Dan Churney Jul. 24, 2015, 8:53am

A Chicago parking lot attendant company tried to pull away from a class-action labor lawsuit brought by former employees, but a federal judge has applied the brakes. 

In June 2014, Alfredo Sanchez and Miguel Arriaga lodged a suit against Global Parking Management, Inc. and its owners – Michael S. DeNigris, Joseph Grillo and Roseanne Parone-DeNigris. Plaintiffs alleged defendants violated the federal Fair Labor Standards Act, the Illinois Minimum Wage Law and the Illinois Wage Payment and Collection Act.

Global Parking provided clients with attendants to monitor parking lots and take action against drivers who park in lots, but do not patronize businesses associated with the lots. At the time the suit was filed, plaintiffs were Global attendants.

Specifically, plaintiffs accused defendants of “regularly and customarily” making them work beyond 40 hours per week, but at straight time plus $1, rather than time-and-a-half as required by federal law. Plaintiffs also alleged defendants illegally fined employees if they did not show up 15 minutes early for their shifts, failed to tuck in their shirts, forgot equipment or failed to call Global’s office when arriving at a job location.

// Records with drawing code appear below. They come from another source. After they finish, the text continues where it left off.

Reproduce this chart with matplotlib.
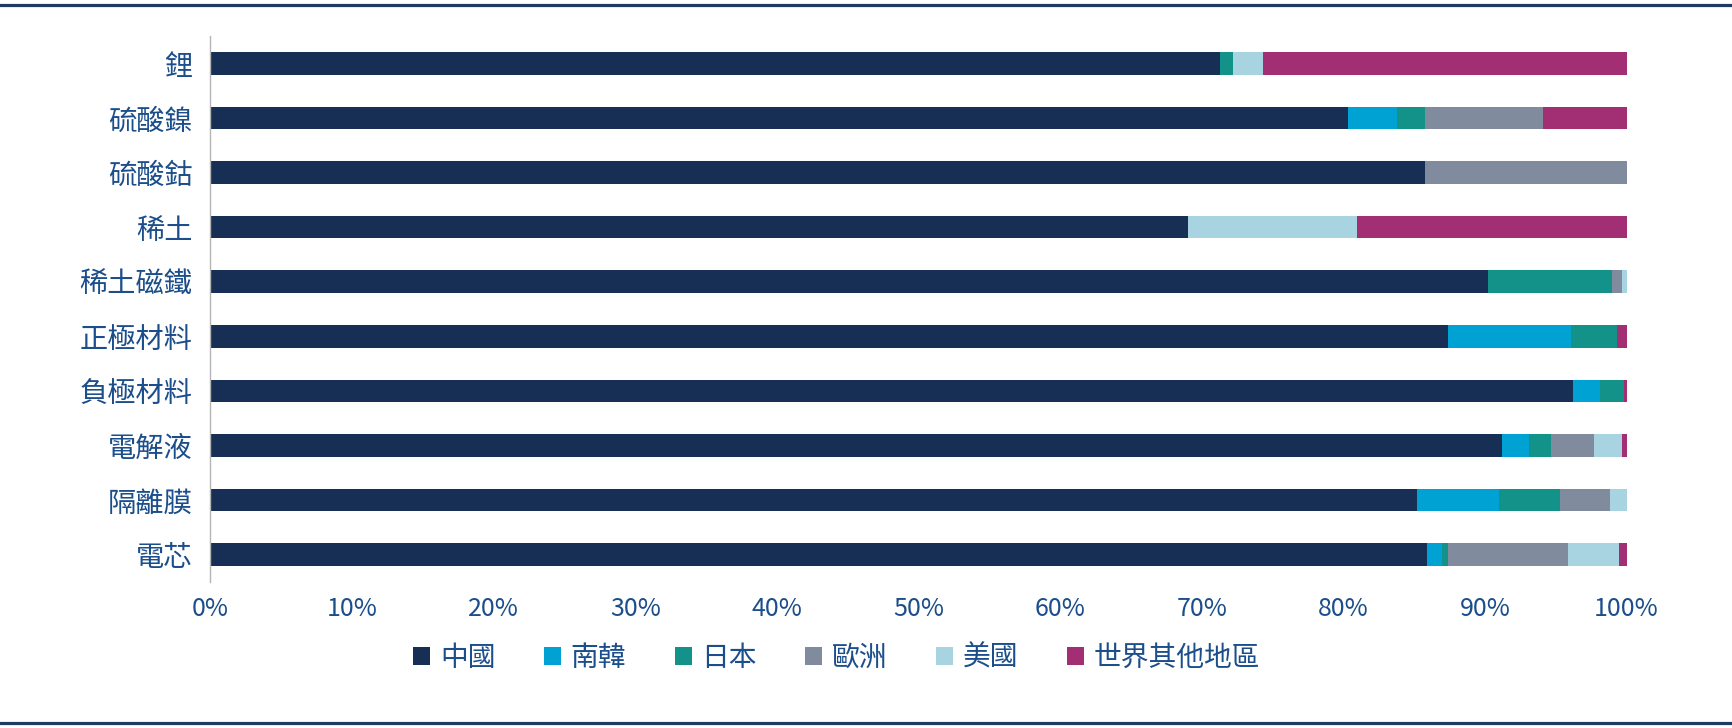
"""Stacked horizontal bars: share of battery supply chain capacity by region."""

import matplotlib
matplotlib.use("Agg")
import matplotlib.pyplot as plt
from matplotlib.lines import Line2D
from matplotlib.patches import Patch
from matplotlib.ticker import FuncFormatter

plt.rcParams["font.family"] = ["Noto Sans CJK TC", "DejaVu Sans"]

TEXT_COLOR = "#1B4E8A"
RULE_COLOR = "#1F3A63"

categories = ["鋰", "硫酸鎳", "硫酸鈷", "稀土", "稀土磁鐵",
              "正極材料", "負極材料", "電解液", "隔離膜", "電芯"]

regions = ["中國", "南韓", "日本", "歐洲", "美國", "世界其他地區"]
region_colors = ["#172F55", "#00A1D3", "#13928A", "#808C9E", "#A7D4E0", "#A22F73"]

# shares in percent, one list per region, same order as categories
china = [71.3, 80.3, 85.8, 69.0, 90.2, 87.4, 96.2, 91.2, 85.2, 85.9]
korea = [0.0, 3.5, 0.0, 0.0, 0.0, 8.7, 1.9, 1.9, 5.8, 1.1]
japan = [0.9, 2.0, 0.0, 0.0, 8.8, 3.2, 1.7, 1.6, 4.3, 0.4]
europe = [0.0, 8.3, 14.2, 0.0, 0.7, 0.0, 0.0, 3.0, 3.5, 8.5]
usa = [2.1, 0.0, 0.0, 12.0, 0.3, 0.0, 0.0, 2.0, 1.2, 3.6]
rest_of_world = [25.7, 5.9, 0.0, 19.0, 0.0, 0.7, 0.2, 0.3, 0.0, 0.5]

series = [china, korea, japan, europe, usa, rest_of_world]

fig = plt.figure(figsize=(17.32, 7.28), dpi=100)
ax = fig.add_axes([0.1215, 0.2005, 0.8176, 0.75])

left = [0.0] * len(categories)
for values, color in zip(series, region_colors):
    ax.barh(categories, values, left=left, height=0.415, color=color, linewidth=0)
    left = [a + b for a, b in zip(left, values)]

ax.set_xlim(0, 100)
ax.set_ylim(len(categories) - 0.5, -0.5)
ax.set_xticks(range(0, 101, 10))
ax.xaxis.set_major_formatter(FuncFormatter(lambda v, _: f"{v:.0f}%"))

for side in ["top", "right", "bottom"]:
    ax.spines[side].set_visible(False)
ax.spines["left"].set_color("#B5B5B5")
ax.spines["left"].set_linewidth(1.0)

ax.tick_params(axis="y", length=0, pad=13, labelsize=20.3, labelcolor=TEXT_COLOR)
ax.tick_params(axis="x", length=0, pad=10, labelsize=18, labelcolor=TEXT_COLOR)

handles = [Patch(facecolor=c, edgecolor="none") for c in region_colors]
fig.legend(handles, regions, loc="center left", bbox_to_anchor=(413 / 1732, 1 - 658 / 728),
           ncol=6, frameon=False, fontsize=20, labelcolor=TEXT_COLOR,
           handlelength=0.61, handleheight=0.61, handletextpad=0.36,
           columnspacing=1.74, borderpad=0, borderaxespad=0)

# rules at top and bottom of the figure
fig.add_artist(Line2D([0, 1], [1 - 4.5 / 728] * 2, color=RULE_COLOR, linewidth=2.3))
fig.add_artist(Line2D([0, 1], [1 - 722.5 / 728] * 2, color=RULE_COLOR, linewidth=2.3))

fig.savefig("out.png", dpi=100, facecolor="white")
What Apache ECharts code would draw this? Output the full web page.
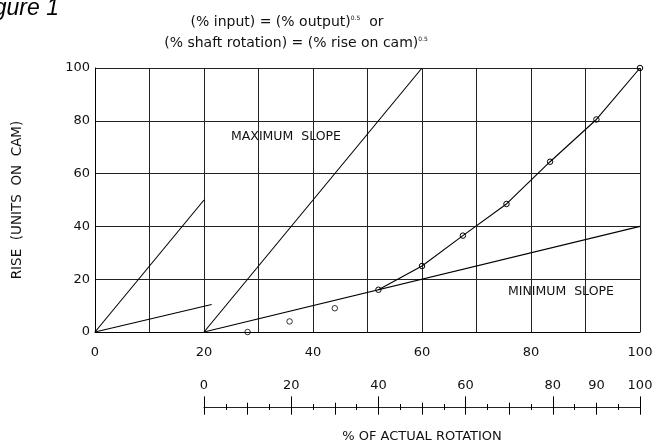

Shortly after plaintiffs sued, Global fired them, prompting plaintiffs to add an allegation to their complaint that their firings were in retaliation for filing the suit.

In November, both sides discussed a settlement, but could not reach an agreement. The following month, a new company – Car Parking Solutions, LLC – was registered with the Illinois Secretary of State and took over Global’s business. Casimir A. Rincon, who had been an officer manager and attendant for Global, was the registered agent and a managing member of Car Parking. On Jan. 21, defendants added Car Parking and Rincon as defendants.

Car Parking then filed a motion to have itself dropped from the suit, maintaining it cannot be liable for the plaintiffs’ claims because it is not an “alter ego” or successor to Global, or identical with Global. Car Parking complained the plaintiffs are trying to “impose liability on an innocent and separate company.”

In filing the motion, Car Parking submitted an affidavit by Rincon that disputed plaintiffs’ position that Car Parking should be a defendant. However, U.S. District Judge Andrea R. Wood pulled the affidavit to the curb in a ruling July 20 in Chicago, saying the affidavit is “untested,” as plaintiffs have not had the opportunity to depose Rincon and challenge the document.

Wood went on to note plaintiffs alleged facts sufficient to support its contention Car Parking is liable. As examples, Wood drew attention to plaintiffs’ claim Rincon, who was a manager with Global, is also a manager with Car Parking, and employees who worked for Global now work in identical jobs with Car Parking. Wood further pointed out both companies do the same work and Car Parking “effectively” assumed Global’s business.

Wood noted plaintiffs obviously plan to suggest Global formed Car Parking after the failed settlement negotiations in an effort to shield their assets should Global be held liable.

Wood denied Car Parking’s motion to be cut from the case. A status hearing is set for Sept. 29.

Plaintiffs are represented by Workers’ Law Office and Allison, Slutsky & Kennedy, both firms of Chicago. Defendants are represented by Miller Law Group, of Hinsdale.